EXERCISE PROMPT:
Give again, exactly as written, the lines of the records below from the line with "Write the TikZ code for this diagram." to the line with "(0,0) rectangle (39.87,15.93);". Both end lines count; pictures do not.

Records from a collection

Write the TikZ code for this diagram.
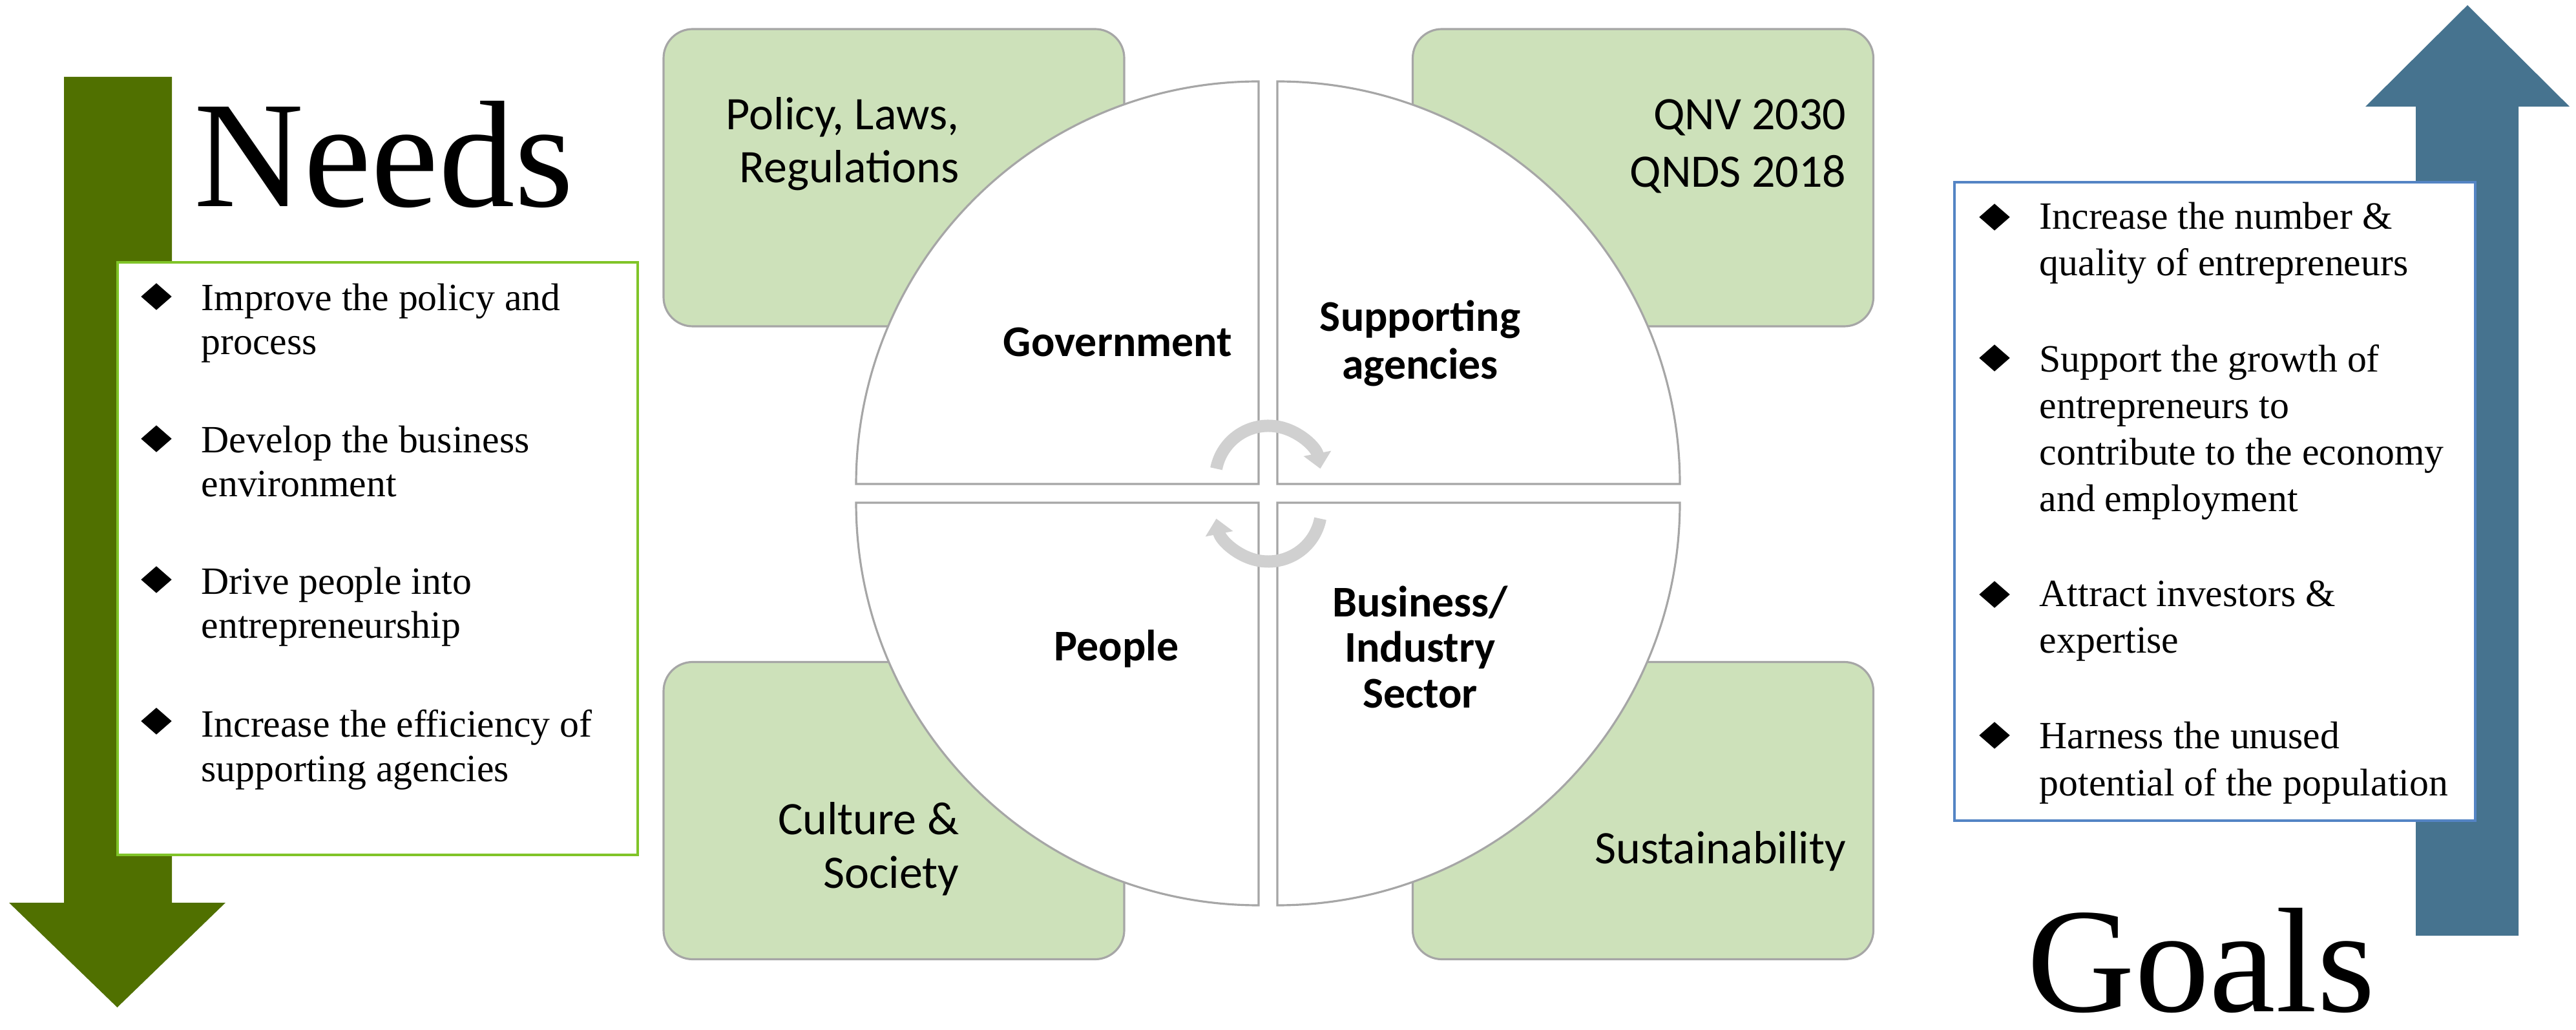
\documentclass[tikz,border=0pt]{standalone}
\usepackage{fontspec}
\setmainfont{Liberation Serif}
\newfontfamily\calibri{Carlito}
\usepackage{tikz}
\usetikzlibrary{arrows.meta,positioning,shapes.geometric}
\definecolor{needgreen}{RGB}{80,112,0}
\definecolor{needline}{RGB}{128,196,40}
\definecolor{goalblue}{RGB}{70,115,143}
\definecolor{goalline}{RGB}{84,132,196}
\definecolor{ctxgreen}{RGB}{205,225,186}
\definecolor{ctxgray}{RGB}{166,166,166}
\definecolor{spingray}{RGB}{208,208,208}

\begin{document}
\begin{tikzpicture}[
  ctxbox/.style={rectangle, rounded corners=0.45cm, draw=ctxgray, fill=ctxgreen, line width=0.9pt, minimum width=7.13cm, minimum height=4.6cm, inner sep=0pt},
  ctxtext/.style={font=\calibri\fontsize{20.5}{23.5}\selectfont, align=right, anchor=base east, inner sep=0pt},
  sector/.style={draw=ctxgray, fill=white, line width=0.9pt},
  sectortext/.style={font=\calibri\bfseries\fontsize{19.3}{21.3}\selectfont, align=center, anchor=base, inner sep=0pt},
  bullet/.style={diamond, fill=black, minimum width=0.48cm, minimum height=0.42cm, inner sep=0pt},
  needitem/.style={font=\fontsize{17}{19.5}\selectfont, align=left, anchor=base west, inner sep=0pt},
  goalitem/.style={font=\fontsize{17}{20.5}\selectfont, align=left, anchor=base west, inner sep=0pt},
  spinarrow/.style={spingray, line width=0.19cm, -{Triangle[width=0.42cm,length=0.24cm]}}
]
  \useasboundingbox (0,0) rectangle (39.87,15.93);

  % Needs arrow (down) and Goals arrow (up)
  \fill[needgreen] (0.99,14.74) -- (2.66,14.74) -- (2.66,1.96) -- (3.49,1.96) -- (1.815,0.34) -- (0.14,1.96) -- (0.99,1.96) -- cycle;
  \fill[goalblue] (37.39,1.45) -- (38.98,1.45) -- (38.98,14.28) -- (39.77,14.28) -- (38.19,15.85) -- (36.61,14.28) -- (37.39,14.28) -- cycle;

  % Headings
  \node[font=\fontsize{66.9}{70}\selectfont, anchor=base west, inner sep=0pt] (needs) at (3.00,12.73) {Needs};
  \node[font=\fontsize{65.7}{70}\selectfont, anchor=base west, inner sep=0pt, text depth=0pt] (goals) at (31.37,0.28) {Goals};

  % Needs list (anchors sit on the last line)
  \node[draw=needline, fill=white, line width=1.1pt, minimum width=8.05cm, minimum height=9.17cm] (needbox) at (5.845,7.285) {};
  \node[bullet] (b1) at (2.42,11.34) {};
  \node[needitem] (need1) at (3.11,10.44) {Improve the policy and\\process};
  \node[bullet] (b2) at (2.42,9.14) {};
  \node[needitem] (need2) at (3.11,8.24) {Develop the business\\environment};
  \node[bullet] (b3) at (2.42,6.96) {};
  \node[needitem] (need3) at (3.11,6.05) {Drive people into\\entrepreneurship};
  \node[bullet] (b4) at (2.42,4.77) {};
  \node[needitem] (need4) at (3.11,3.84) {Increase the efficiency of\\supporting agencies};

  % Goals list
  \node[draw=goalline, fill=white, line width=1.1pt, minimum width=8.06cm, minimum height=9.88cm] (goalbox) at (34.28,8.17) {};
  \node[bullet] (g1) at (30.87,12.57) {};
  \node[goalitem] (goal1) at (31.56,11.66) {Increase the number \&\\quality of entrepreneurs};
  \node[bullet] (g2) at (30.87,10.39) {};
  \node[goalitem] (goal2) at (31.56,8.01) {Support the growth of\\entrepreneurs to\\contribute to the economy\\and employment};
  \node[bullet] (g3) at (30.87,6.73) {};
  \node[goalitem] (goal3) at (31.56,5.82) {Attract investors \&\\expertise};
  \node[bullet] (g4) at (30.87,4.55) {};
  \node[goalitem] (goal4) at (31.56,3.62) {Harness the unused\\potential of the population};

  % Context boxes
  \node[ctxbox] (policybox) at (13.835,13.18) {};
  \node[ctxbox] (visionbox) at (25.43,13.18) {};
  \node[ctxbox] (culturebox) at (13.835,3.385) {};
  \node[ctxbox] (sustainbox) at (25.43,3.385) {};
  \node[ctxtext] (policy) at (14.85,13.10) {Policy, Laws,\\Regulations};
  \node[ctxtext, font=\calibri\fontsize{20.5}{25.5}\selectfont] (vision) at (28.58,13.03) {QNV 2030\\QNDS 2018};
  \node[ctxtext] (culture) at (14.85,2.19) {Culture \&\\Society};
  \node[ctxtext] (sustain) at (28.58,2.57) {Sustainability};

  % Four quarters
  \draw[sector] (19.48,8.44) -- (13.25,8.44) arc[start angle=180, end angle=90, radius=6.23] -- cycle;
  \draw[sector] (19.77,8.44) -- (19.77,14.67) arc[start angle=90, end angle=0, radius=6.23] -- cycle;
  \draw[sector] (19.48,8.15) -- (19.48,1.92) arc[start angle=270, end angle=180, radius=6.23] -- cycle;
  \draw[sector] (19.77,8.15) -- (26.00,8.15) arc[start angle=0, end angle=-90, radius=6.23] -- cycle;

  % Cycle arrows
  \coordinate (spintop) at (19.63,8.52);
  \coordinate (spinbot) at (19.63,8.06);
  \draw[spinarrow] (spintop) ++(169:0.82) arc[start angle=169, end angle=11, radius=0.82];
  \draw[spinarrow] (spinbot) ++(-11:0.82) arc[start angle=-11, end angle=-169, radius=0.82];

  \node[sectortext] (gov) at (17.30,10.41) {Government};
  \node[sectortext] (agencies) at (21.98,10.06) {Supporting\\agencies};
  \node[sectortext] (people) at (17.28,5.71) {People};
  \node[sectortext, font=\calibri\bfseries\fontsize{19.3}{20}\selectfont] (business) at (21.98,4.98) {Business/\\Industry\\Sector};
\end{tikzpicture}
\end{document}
...
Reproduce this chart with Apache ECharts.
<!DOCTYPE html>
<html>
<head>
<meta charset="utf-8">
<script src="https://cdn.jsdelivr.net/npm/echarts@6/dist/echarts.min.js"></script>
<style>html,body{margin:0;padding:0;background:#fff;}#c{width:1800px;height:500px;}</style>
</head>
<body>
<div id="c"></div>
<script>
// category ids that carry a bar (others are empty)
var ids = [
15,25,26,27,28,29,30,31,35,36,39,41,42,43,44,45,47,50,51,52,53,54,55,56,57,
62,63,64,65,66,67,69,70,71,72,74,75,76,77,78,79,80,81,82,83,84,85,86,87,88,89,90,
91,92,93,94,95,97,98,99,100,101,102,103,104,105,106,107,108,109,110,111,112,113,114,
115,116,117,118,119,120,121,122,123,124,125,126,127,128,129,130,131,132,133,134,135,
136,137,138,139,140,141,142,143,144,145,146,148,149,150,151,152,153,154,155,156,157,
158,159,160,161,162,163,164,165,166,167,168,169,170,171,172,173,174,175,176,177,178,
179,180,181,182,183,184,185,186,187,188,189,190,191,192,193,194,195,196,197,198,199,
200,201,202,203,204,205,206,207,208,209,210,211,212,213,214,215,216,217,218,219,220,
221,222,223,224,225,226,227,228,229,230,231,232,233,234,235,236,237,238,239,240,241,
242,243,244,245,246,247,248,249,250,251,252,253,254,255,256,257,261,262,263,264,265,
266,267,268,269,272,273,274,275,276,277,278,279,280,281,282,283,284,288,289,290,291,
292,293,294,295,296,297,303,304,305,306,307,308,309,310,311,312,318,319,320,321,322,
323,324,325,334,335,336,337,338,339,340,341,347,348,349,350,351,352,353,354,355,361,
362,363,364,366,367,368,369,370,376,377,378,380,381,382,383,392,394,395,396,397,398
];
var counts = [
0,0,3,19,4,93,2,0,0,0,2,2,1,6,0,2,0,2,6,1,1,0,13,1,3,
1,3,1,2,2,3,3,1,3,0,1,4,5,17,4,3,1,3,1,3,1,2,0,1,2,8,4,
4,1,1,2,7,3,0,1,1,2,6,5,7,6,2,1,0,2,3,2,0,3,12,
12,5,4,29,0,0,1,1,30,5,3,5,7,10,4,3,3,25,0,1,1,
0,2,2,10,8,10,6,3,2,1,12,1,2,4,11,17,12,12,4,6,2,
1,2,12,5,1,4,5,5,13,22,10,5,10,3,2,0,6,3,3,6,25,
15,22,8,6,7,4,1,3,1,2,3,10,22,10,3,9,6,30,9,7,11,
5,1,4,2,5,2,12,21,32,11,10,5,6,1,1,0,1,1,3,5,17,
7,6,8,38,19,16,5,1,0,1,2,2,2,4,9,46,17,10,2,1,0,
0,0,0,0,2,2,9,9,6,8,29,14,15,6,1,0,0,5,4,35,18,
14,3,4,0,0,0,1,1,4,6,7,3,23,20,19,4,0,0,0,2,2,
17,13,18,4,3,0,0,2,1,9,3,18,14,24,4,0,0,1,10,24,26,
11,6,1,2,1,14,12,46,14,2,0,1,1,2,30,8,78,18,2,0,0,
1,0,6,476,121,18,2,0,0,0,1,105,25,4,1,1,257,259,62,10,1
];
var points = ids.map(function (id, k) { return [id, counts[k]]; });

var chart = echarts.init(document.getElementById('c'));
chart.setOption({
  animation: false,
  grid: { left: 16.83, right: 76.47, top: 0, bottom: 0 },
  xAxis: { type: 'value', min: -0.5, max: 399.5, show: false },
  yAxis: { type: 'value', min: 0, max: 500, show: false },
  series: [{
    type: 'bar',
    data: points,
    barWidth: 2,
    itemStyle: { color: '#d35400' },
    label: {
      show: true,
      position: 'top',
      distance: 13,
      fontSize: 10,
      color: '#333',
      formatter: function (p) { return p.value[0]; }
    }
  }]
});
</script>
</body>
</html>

FULL ANSWER:
Write the TikZ code for this diagram.
\documentclass[tikz,border=0pt]{standalone}
\usepackage{fontspec}
\setmainfont{Liberation Serif}
\newfontfamily\calibri{Carlito}
\usepackage{tikz}
\usetikzlibrary{arrows.meta,positioning,shapes.geometric}
\definecolor{needgreen}{RGB}{80,112,0}
\definecolor{needline}{RGB}{128,196,40}
\definecolor{goalblue}{RGB}{70,115,143}
\definecolor{goalline}{RGB}{84,132,196}
\definecolor{ctxgreen}{RGB}{205,225,186}
\definecolor{ctxgray}{RGB}{166,166,166}
\definecolor{spingray}{RGB}{208,208,208}

\begin{document}
\begin{tikzpicture}[
  ctxbox/.style={rectangle, rounded corners=0.45cm, draw=ctxgray, fill=ctxgreen, line width=0.9pt, minimum width=7.13cm, minimum height=4.6cm, inner sep=0pt},
  ctxtext/.style={font=\calibri\fontsize{20.5}{23.5}\selectfont, align=right, anchor=base east, inner sep=0pt},
  sector/.style={draw=ctxgray, fill=white, line width=0.9pt},
  sectortext/.style={font=\calibri\bfseries\fontsize{19.3}{21.3}\selectfont, align=center, anchor=base, inner sep=0pt},
  bullet/.style={diamond, fill=black, minimum width=0.48cm, minimum height=0.42cm, inner sep=0pt},
  needitem/.style={font=\fontsize{17}{19.5}\selectfont, align=left, anchor=base west, inner sep=0pt},
  goalitem/.style={font=\fontsize{17}{20.5}\selectfont, align=left, anchor=base west, inner sep=0pt},
  spinarrow/.style={spingray, line width=0.19cm, -{Triangle[width=0.42cm,length=0.24cm]}}
]
  \useasboundingbox (0,0) rectangle (39.87,15.93);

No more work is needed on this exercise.